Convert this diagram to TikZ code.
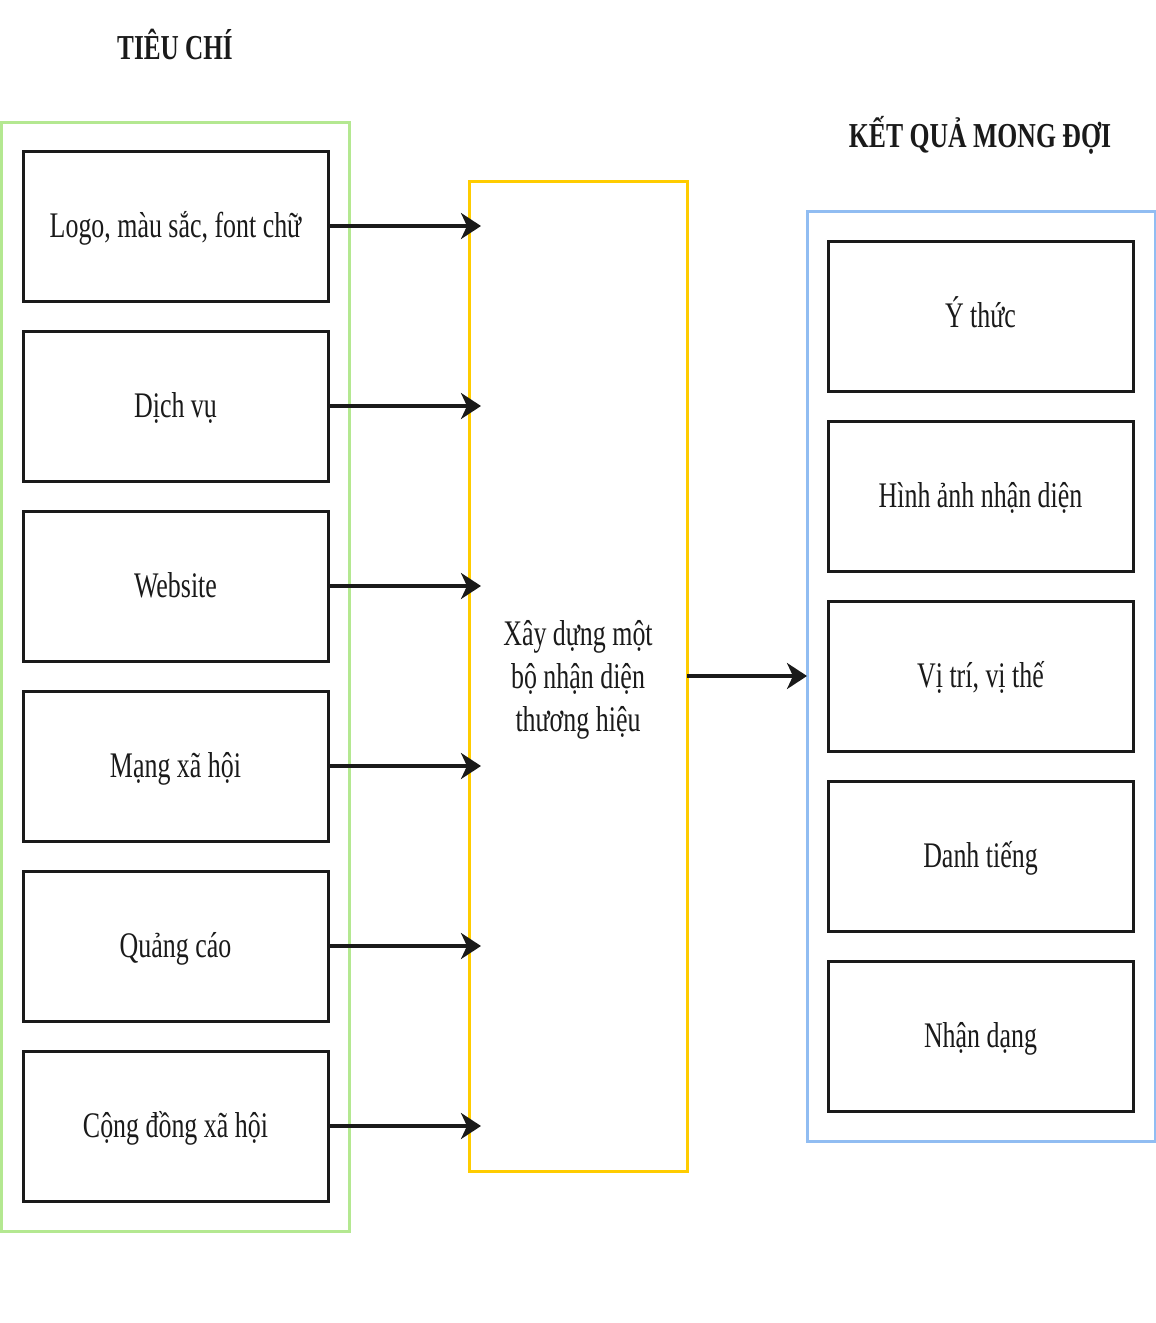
\documentclass[tikz,border=0pt]{standalone}
\usepackage{fontspec}
\setmainfont{Liberation Serif}[FakeStretch=0.72]
\usetikzlibrary{arrows.meta}
\definecolor{ink}{HTML}{1A1A1A}
\definecolor{grn}{HTML}{B4E891}
\definecolor{ylw}{HTML}{FFCC00}
\definecolor{blu}{HTML}{91BDF2}
\tikzset{
  item/.style={draw=ink, line width=3pt, minimum width=305pt, minimum height=150pt,
    inner sep=0pt, outer sep=0pt, font=\fontsize{36}{43}\selectfont, text=ink,
    text height=30pt, text depth=8pt},
  group/.style={line width=3pt, inner sep=0pt, outer sep=0pt},
  title/.style={font=\fontsize{35}{42}\selectfont\bfseries, text=ink, inner sep=0pt},
  conn/.style={draw=ink, line width=3.4pt, -{Stealth[length=20pt,width=26pt,inset=6pt]}}
}
\begin{document}
\begin{tikzpicture}[x=1pt,y=-1pt]
\useasboundingbox (0,0) rectangle (1156,1323);
% titles
\node[title] (t1) at (175,44) {TIÊU CHÍ};
\node[title, xscale=1.02] (t2) at (980,135) {KẾT QUẢ MONG ĐỢI};
% groups
\node[group, draw=grn, minimum width=348pt, minimum height=1109pt] (G) at (175,676.5) {};
\node[group, draw=ylw, minimum width=218pt, minimum height=990pt] (Y) at (578,676) {};
\node[inner sep=0pt, align=center, font=\fontsize{36}{43}\selectfont, text=ink] (Yt) at (578,680)
  {Xây dựng một\\bộ nhận diện\\thương hiệu};
\node[group, draw=blu, minimum width=348pt, minimum height=930pt] (B) at (981,676) {};
% left items
\node[item] (L1) at (175.5,226) {Logo, màu sắc, font chữ};
\node[item] (L2) at (175.5,406) {Dịch vụ};
\node[item] (L3) at (175.5,586) {Website};
\node[item] (L4) at (175.5,766) {Mạng xã hội};
\node[item] (L5) at (175.5,946) {Quảng cáo};
\node[item] (L6) at (175.5,1126) {Cộng đồng xã hội};
% right items
\node[item] (R1) at (980.5,316) {Ý thức};
\node[item] (R2) at (980.5,496) {Hình ảnh nhận diện};
\node[item] (R3) at (980.5,676) {Vị trí, vị thế};
\node[item] (R4) at (980.5,856) {Danh tiếng};
\node[item] (R5) at (980.5,1036) {Nhận dạng};
% connectors
\foreach \n in {L1,L2,L3,L4,L5,L6}{
  \draw[conn, shorten >=-12pt] (\n.east) -- (\n.east -| Y.west);
}
\draw[conn] (Y.east) -- (B.west);
\end{tikzpicture}
\end{document}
++++++++++
- Set problem -
Repeat verbatim all the material, but not the pictures.

- Right answer -
Convert this diagram to TikZ code.
\documentclass[tikz,border=0pt]{standalone}
\usepackage{fontspec}
\setmainfont{Liberation Serif}[FakeStretch=0.72]
\usetikzlibrary{arrows.meta}
\definecolor{ink}{HTML}{1A1A1A}
\definecolor{grn}{HTML}{B4E891}
\definecolor{ylw}{HTML}{FFCC00}
\definecolor{blu}{HTML}{91BDF2}
\tikzset{
  item/.style={draw=ink, line width=3pt, minimum width=305pt, minimum height=150pt,
    inner sep=0pt, outer sep=0pt, font=\fontsize{36}{43}\selectfont, text=ink,
    text height=30pt, text depth=8pt},
  group/.style={line width=3pt, inner sep=0pt, outer sep=0pt},
  title/.style={font=\fontsize{35}{42}\selectfont\bfseries, text=ink, inner sep=0pt},
  conn/.style={draw=ink, line width=3.4pt, -{Stealth[length=20pt,width=26pt,inset=6pt]}}
}
\begin{document}
\begin{tikzpicture}[x=1pt,y=-1pt]
\useasboundingbox (0,0) rectangle (1156,1323);
% titles
\node[title] (t1) at (175,44) {TIÊU CHÍ};
\node[title, xscale=1.02] (t2) at (980,135) {KẾT QUẢ MONG ĐỢI};
% groups
\node[group, draw=grn, minimum width=348pt, minimum height=1109pt] (G) at (175,676.5) {};
\node[group, draw=ylw, minimum width=218pt, minimum height=990pt] (Y) at (578,676) {};
\node[inner sep=0pt, align=center, font=\fontsize{36}{43}\selectfont, text=ink] (Yt) at (578,680)
  {Xây dựng một\\bộ nhận diện\\thương hiệu};
\node[group, draw=blu, minimum width=348pt, minimum height=930pt] (B) at (981,676) {};
% left items
\node[item] (L1) at (175.5,226) {Logo, màu sắc, font chữ};
\node[item] (L2) at (175.5,406) {Dịch vụ};
\node[item] (L3) at (175.5,586) {Website};
\node[item] (L4) at (175.5,766) {Mạng xã hội};
\node[item] (L5) at (175.5,946) {Quảng cáo};
\node[item] (L6) at (175.5,1126) {Cộng đồng xã hội};
% right items
\node[item] (R1) at (980.5,316) {Ý thức};
\node[item] (R2) at (980.5,496) {Hình ảnh nhận diện};
\node[item] (R3) at (980.5,676) {Vị trí, vị thế};
\node[item] (R4) at (980.5,856) {Danh tiếng};
\node[item] (R5) at (980.5,1036) {Nhận dạng};
% connectors
\foreach \n in {L1,L2,L3,L4,L5,L6}{
  \draw[conn, shorten >=-12pt] (\n.east) -- (\n.east -| Y.west);
}
\draw[conn] (Y.east) -- (B.west);
\end{tikzpicture}
\end{document}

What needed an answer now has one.